If you think giving 20 years in jail to a woman who tried to defend herself and who had no criminal history before her arrest, you are not alone. Marissa Alexander's case received a lot of attention during the Trayvon Martin trial. Many used her story to point to the inconsistent use of "Stand Your Ground" in Florida and how it tends to discriminate along racial lines. Although George Zimmerman claimed self-defense when he killed a black teenager, Alexander wasn't granted immunity using the same line of defense. Strangely enough, Angela Corey was the prosecutor for both cases. 

Many activists rightfully protested the outcome of her case and demanded that she be set free. 

Not sure if the justice system is guilty of racial bias?
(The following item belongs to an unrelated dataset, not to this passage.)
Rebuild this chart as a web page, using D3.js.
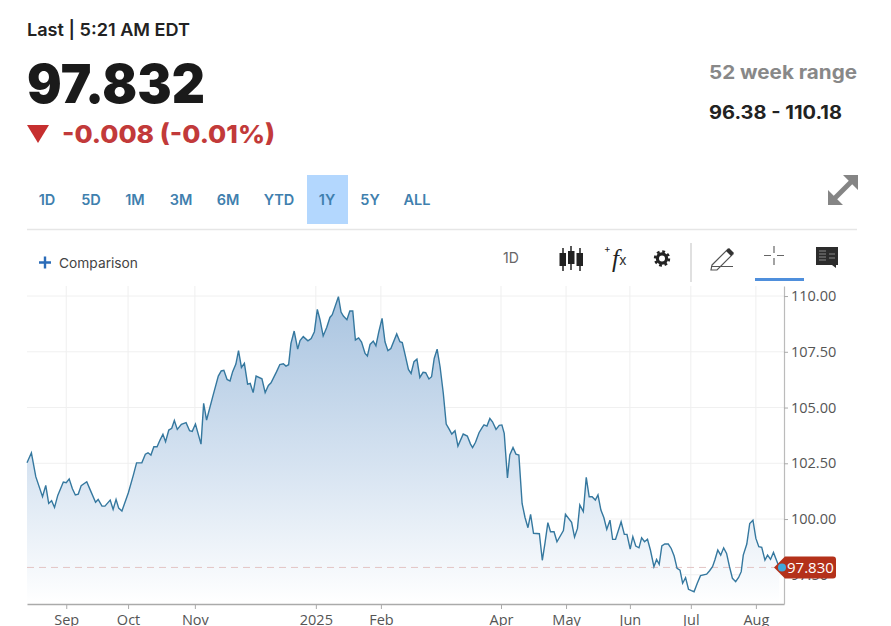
<!DOCTYPE html>
<html>
<head>
<meta charset="utf-8">
<script src="https://cdn.jsdelivr.net/npm/d3@7/dist/d3.min.js"></script>
<style>
  html, body { margin: 0; padding: 0; background: #fff; }
  svg { display: block; }
  text { font-family: Inter, "Open Sans", sans-serif; }
  .axis text { font-family: "Open Sans", sans-serif; fill: #555; }
</style>
</head>
<body>
<div id="chart"></div>
<script>
// session = trading day counted from the left edge of the chart
var sessions = [0,1.5,3,5.3,6.4,7.4,8.4,9.4,10.5,12.4,13.4,14.4,15.5,16.5,17.5,18.5,20.4,21.5,23.4,24.3,25.6,26.6,28.4,29.4,30.4,31.3,32.4,34.6,36.3,37.4,39.2,40.4,41.3,42.3,43.3,44.4,45.4,46.4,47.3,48.4,49.4,50.3,51.3,52.7,54.3,55.5,56.4,57.5,59.4,60.3,61.3,63.4,65.3,66.3,67.2,68.3,69.3,70.2,71.3,72.2,73.2,74.2,75.3,76.2,77.2,78.2,80.2,81.3,82.4,83.3,85.2,86.3,87.5,88.4,89.3,90.1,91.2,92.4,93.2,94.3,95.9,97,98.1,99.1,100,101.1,102.3,103.4,104.2,106.3,107.2,108,109.2,110.2,111.2,112.1,113.2,114.2,115.4,116.2,117.1,118.2,119.1,120.1,121.2,122.2,123.2,124.2,126.2,127.3,128.1,129.1,130.2,131.1,132.1,133.1,134.1,135.2,136.1,137.2,138.1,139,140,141,142.1,143.1,144.1,145,146.1,147.1,148.9,150.3,151.4,152.1,153.1,154.3,155.4,156,157,158,158.9,160.1,161.2,162.1,162.9,164,164.8,165.9,166.9,167.9,169,170,171,171.9,172.9,174.9,175.9,176.8,177.8,178.7,179.9,180.9,183.1,183.8,185.9,186.9,187.9,188.7,189.9,190.9,191.9,192.9,194,194.9,195.9,196.9,197.9,199,199.9,200.9,202.8,203.9,204.8,205.9,206.8,207.8,208.9,209.8,210.8,211.8,212.8,214,214.9,215.8,216.7,217.7,218.9,219.9,220.9,221.9,222.9,223.8,224.8,225.8,226.8,227.7,228.8,229.9,232,233,234,234.8,235.8,236.8,237.8,238.8,239.8,240.8,241.9,242.9,243.8,244.5,245.7,246.7,247.8,248.8,249.8,250.8,251.9,252.8,253.8,254.8,255.8,256.8];
var closes = [102.52,102.97,101.9,101,101.51,100.7,100.82,100.52,101.06,101.66,101.63,101.8,101.36,101.08,101.12,101.5,101.67,101.33,100.75,100.88,100.58,100.58,100.85,100.43,100.88,100.49,100.36,101.18,101.97,102.52,102.52,102.91,102.97,102.87,103.24,103.24,103.54,103.8,103.47,103.99,104.07,104.42,104.02,104.25,104.32,103.96,103.93,104.26,103.36,105.19,104.44,105.49,106.41,106.64,106.67,106.26,106.19,106.61,106.95,107.55,106.8,106.98,106.05,106.08,105.67,106.41,106.29,105.67,105.99,106.11,106.61,106.93,106.96,106.86,106.92,107.88,108.43,107.62,108,108.18,107.99,108.09,108.4,109.4,108.95,108.21,108.59,109.04,109.16,109.97,109.28,109.1,108.94,109.33,109.33,108.03,108.12,107.94,107.43,107.31,107.83,107.98,107.77,108.4,109,107.95,107.55,107.65,108.3,107.95,107.91,107.35,106.71,106.53,107.06,107.17,106.35,106.58,106.56,106.28,106.38,107.2,107.62,106.83,105.64,104.26,104.03,103.81,103.96,103.27,103.81,103.72,103.36,103.2,103.44,103.87,104.11,104.22,104.17,104.51,104.36,104.02,104.2,104.22,103.84,101.84,102.87,103.21,102.91,102.87,100.7,100.07,99.61,100.21,99.36,99.34,98.15,98.91,99.84,99.43,99.43,98.98,99.48,100.21,99.85,99.19,99.58,100.63,100.33,101.87,101,101,100.85,101.08,100.4,100.07,99.54,99.95,99.09,99.09,99.88,99.31,99.31,98.65,99.21,98.79,98.71,99.16,98.98,99.09,98.61,97.86,98.19,97.97,98.79,98.88,98.88,98.68,98.34,97.79,97.71,97.12,97.37,96.85,96.79,96.74,97.12,97.46,97.53,97.68,97.86,98.16,98.61,98.38,98.71,98.46,97.86,97.34,97.19,97.38,97.64,98.38,98.88,99.8,99.95,99.13,98.76,98.73,98.16,98.38,98.19,98.5,98.16,97.83];

var xTickSessions = [13.4,34.5,57.3,98.6,120.8,161.8,184,205.8,226.6,248.8];
var xTickLabels = ["Sep","Oct","Nov","2025","Feb","Apr","May","Jun","Jul","Aug"];
var yTicks = [97.5,100,102.5,105,107.5,110];
var rangeLabels = ["1D","5D","1M","3M","6M","YTD","1Y","5Y","ALL"];
var rangeCenters = [47,91,135,181,228,279,327,370,417];
var lastValue = 97.83;

var width = 891, height = 626;
var left = 27, right = 784, top_ = 286, bottom = 604;

var svg = d3.select("#chart").append("svg")
  .attr("width", width)
  .attr("height", height);

var x = d3.scaleLinear().domain([0, 258.4]).range([left, right]);
var y = d3.scaleLinear().domain([96.19, 110.45]).range([bottom, top_]);

// header
svg.append("text").attr("x", 27).attr("y", 35.5)
  .attr("font-size", 17.5).attr("font-weight", 600).attr("fill", "#222")
  .attr("textLength", 163).attr("lengthAdjust", "spacingAndGlyphs")
  .text("Last | 5:21 AM EDT");
svg.append("text").attr("x", 27).attr("y", 103)
  .attr("font-size", 53).attr("font-weight", 900).attr("fill", "#1a1a1a")
  .attr("textLength", 178).attr("lengthAdjust", "spacingAndGlyphs")
  .text("97.832");
svg.append("path").attr("d", "M27,125L49,125L38,143Z").attr("fill", "#c62f2f");
svg.append("text").attr("x", 62).attr("y", 143)
  .attr("font-size", 25).attr("font-weight", 800).attr("fill", "#c23a3a")
  .attr("textLength", 213).attr("lengthAdjust", "spacingAndGlyphs")
  .text("-0.008 (-0.01%)");
svg.append("text").attr("x", 709).attr("y", 79)
  .attr("font-size", 19).attr("font-weight", 700).attr("fill", "#888")
  .attr("textLength", 148).attr("lengthAdjust", "spacingAndGlyphs")
  .text("52 week range");
svg.append("text").attr("x", 709).attr("y", 119)
  .attr("font-size", 18.5).attr("font-weight", 700).attr("fill", "#222")
  .attr("textLength", 133).attr("lengthAdjust", "spacingAndGlyphs")
  .text("96.38 - 110.18");

// range buttons
svg.append("rect").attr("x", 307).attr("y", 175).attr("width", 41).attr("height", 49).attr("fill", "#b3d7fe");
svg.append("g").selectAll("text")
  .data(rangeLabels)
  .enter().append("text")
    .attr("x", function(d, i) { return rangeCenters[i]; })
    .attr("y", 205)
    .attr("text-anchor", "middle")
    .attr("font-size", 14.5)
    .attr("font-weight", 600)
    .attr("fill", "#3f80ae")
    .text(function(d) { return d; });
svg.append("line").attr("x1", 27).attr("x2", 857).attr("y1", 229.5).attr("y2", 229.5)
  .attr("stroke", "#e6e6e6").attr("stroke-width", 1.5);

// expand arrows
svg.append("path").attr("d", "M858,175V190L843,175ZM828,205V190L843,205Z").attr("fill", "#858585");
svg.append("line").attr("x1", 835).attr("y1", 198).attr("x2", 851).attr("y2", 182)
  .attr("stroke", "#858585").attr("stroke-width", 5);

// comparison
svg.append("path").attr("d", "M39,262.5H51M45,256.5V268.5")
  .attr("stroke", "#2b6cb8").attr("stroke-width", 2.4).attr("fill", "none");
svg.append("text").attr("x", 59).attr("y", 268)
  .attr("font-size", 13.5).attr("fill", "#444").attr("textLength", 79).attr("lengthAdjust", "spacingAndGlyphs")
  .text("Comparison");

// toolbar
svg.append("text").attr("x", 503).attr("y", 263)
  .attr("font-size", 14).attr("fill", "#666").text("1D");
svg.append("path").attr("d", "M563,248V271M571,246V270M580,248V271")
  .attr("stroke", "#222").attr("stroke-width", 1.5);
svg.append("path").attr("d", "M559.5,253H566V266H559.5ZM568,251H574.5V264H568ZM576.5,253H583V266H576.5Z")
  .attr("fill", "#222");
svg.append("text").attr("x", 604).attr("y", 252)
  .attr("font-size", 10).attr("fill", "#222").text("+");
svg.append("text").attr("x", 612).attr("y", 267)
  .attr("font-size", 25).attr("font-style", "italic").attr("fill", "#222")
  .style("font-family", "'Liberation Serif', serif").text("f");
svg.append("text").attr("x", 619).attr("y", 265)
  .attr("font-size", 14).attr("fill", "#333").text("x");
svg.append("circle").attr("cx", 662).attr("cy", 258.5).attr("r", 4.6)
  .attr("fill", "none").attr("stroke", "#222").attr("stroke-width", 3.2);
svg.append("circle").attr("cx", 662).attr("cy", 258.5).attr("r", 7)
  .attr("fill", "none").attr("stroke", "#222").attr("stroke-width", 2.4).attr("stroke-dasharray", "2.8,2.7");
svg.append("line").attr("x1", 691).attr("x2", 691).attr("y1", 243).attr("y2", 282)
  .attr("stroke", "#ccc").attr("stroke-width", 1.2);
svg.append("path").attr("d", "M712,265L728,249L733,254L717,270L711,270ZM711,266.5H733")
  .attr("fill", "none").attr("stroke", "#555").attr("stroke-width", 1.2);
svg.append("path").attr("d", "M726,251L729,248L734,253L731,256Z").attr("fill", "#333");
svg.append("path").attr("d", "M764,255.5H771M777,255.5H784M774,246V253M774,258V265")
  .attr("stroke", "#666").attr("stroke-width", 1.2);
svg.append("line").attr("x1", 755).attr("x2", 804).attr("y1", 279.5).attr("y2", 279.5)
  .attr("stroke", "#4f8fdc").attr("stroke-width", 3);
svg.append("path").attr("d", "M816,247H838V265H836V268L832,265H816Z").attr("fill", "#2c2c2c");
svg.append("path").attr("d", "M819,251H826M819,254H826M819,257H826M819,260H826M829,254H835M829,258H835")
  .attr("stroke", "#888").attr("stroke-width", 1);

// gridlines
svg.append("g").selectAll("line")
  .data(yTicks)
  .enter().append("line")
    .attr("x1", left).attr("x2", right)
    .attr("y1", function(d) { return y(d); })
    .attr("y2", function(d) { return y(d); })
    .attr("stroke", "#f0f0f0");
svg.append("g").selectAll("line")
  .data(xTickSessions)
  .enter().append("line")
    .attr("x1", function(d) { return x(d); })
    .attr("x2", function(d) { return x(d); })
    .attr("y1", top_).attr("y2", bottom)
    .attr("stroke", "#efefef");

// area + line
var points = sessions.map(function(s, i) { return {s: s, v: closes[i]}; });

var grad = svg.append("defs").append("linearGradient")
  .attr("id", "fade")
  .attr("gradientUnits", "userSpaceOnUse")
  .attr("x1", 0).attr("x2", 0).attr("y1", 296).attr("y2", bottom);
grad.append("stop").attr("offset", "0%").attr("stop-color", "#a9c4e0");
grad.append("stop").attr("offset", "55%").attr("stop-color", "#d6e3f1");
grad.append("stop").attr("offset", "100%").attr("stop-color", "#ffffff");

svg.append("path")
  .datum(points)
  .attr("fill", "url(#fade)")
  .attr("d", d3.area()
    .x(function(d) { return x(d.s); })
    .y0(bottom)
    .y1(function(d) { return y(d.v); }));

svg.append("line")
  .attr("x1", left).attr("x2", 776)
  .attr("y1", y(lastValue)).attr("y2", y(lastValue))
  .attr("stroke", "#e2c4c4").attr("stroke-dasharray", "7,5");

svg.append("path")
  .datum(points)
  .attr("fill", "none")
  .attr("stroke", "#35789f")
  .attr("stroke-width", 1.4)
  .attr("d", d3.line()
    .x(function(d) { return x(d.s); })
    .y(function(d) { return y(d.v); }));

// axes
var xAxis = svg.append("g")
  .attr("class", "axis")
  .attr("transform", "translate(0," + bottom + ")")
  .call(d3.axisBottom(x)
    .tickValues(xTickSessions)
    .tickFormat(function(d, i) { return xTickLabels[i]; })
    .tickSize(5).tickSizeOuter(0).tickPadding(6));
xAxis.select(".domain").attr("stroke", "#aaa").attr("stroke-width", 1.5);
xAxis.selectAll("line").attr("stroke", "#aaa");
xAxis.selectAll("text").attr("font-size", 14.5);

var yAxis = svg.append("g")
  .attr("class", "axis")
  .attr("transform", "translate(" + right + ",0)")
  .call(d3.axisRight(y)
    .tickValues(yTicks)
    .tickFormat(d3.format(".2f"))
    .tickSize(4).tickSizeOuter(0).tickPadding(3));
yAxis.select(".domain").attr("stroke", "#bbb").attr("stroke-width", 1.2);
yAxis.selectAll("line").attr("stroke", "#aaa");
yAxis.selectAll("text").attr("font-size", 14.5);

// last price tag
var tagY = y(lastValue);
svg.append("path")
  .attr("d", "M774," + tagY + "L785," + (tagY - 11) + "H833Q836," + (tagY - 11) + " 836," + (tagY - 8) +
    "V" + (tagY + 8) + "Q836," + (tagY + 11) + " 833," + (tagY + 11) + "H785Z")
  .attr("fill", "#b4311a");
svg.append("circle").attr("cx", 782).attr("cy", tagY).attr("r", 4).attr("fill", "#3fa8dc");
svg.append("text").attr("x", 787).attr("y", tagY + 5.5)
  .attr("font-size", 15).attr("fill", "#fff")
  .style("font-family", "'Open Sans', sans-serif")
  .text("97.830");
</script>
</body>
</html>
Check out this graph or look up this study by Frontline PBS showing that homicides commited by a white person whose victim was black were 354% more likely to be legally found justifiable. 

James H. Daniel, the appeal court judge, says that he is giving Marissa Alexander a new trial because "the jury instructions on self-defense were erroneous." He maintains that she won't be granted immunity under "Stand Your Ground," but will be given another chance to defend her case.

Marissa Alexander is not a criminal, she's a survivor of abuse. The only thing she is guilty of is being born into a system that discriminates against the color of her skin. Let's hope the jury in her next trial recognizes the truth and that she gets her well-deserved freedom.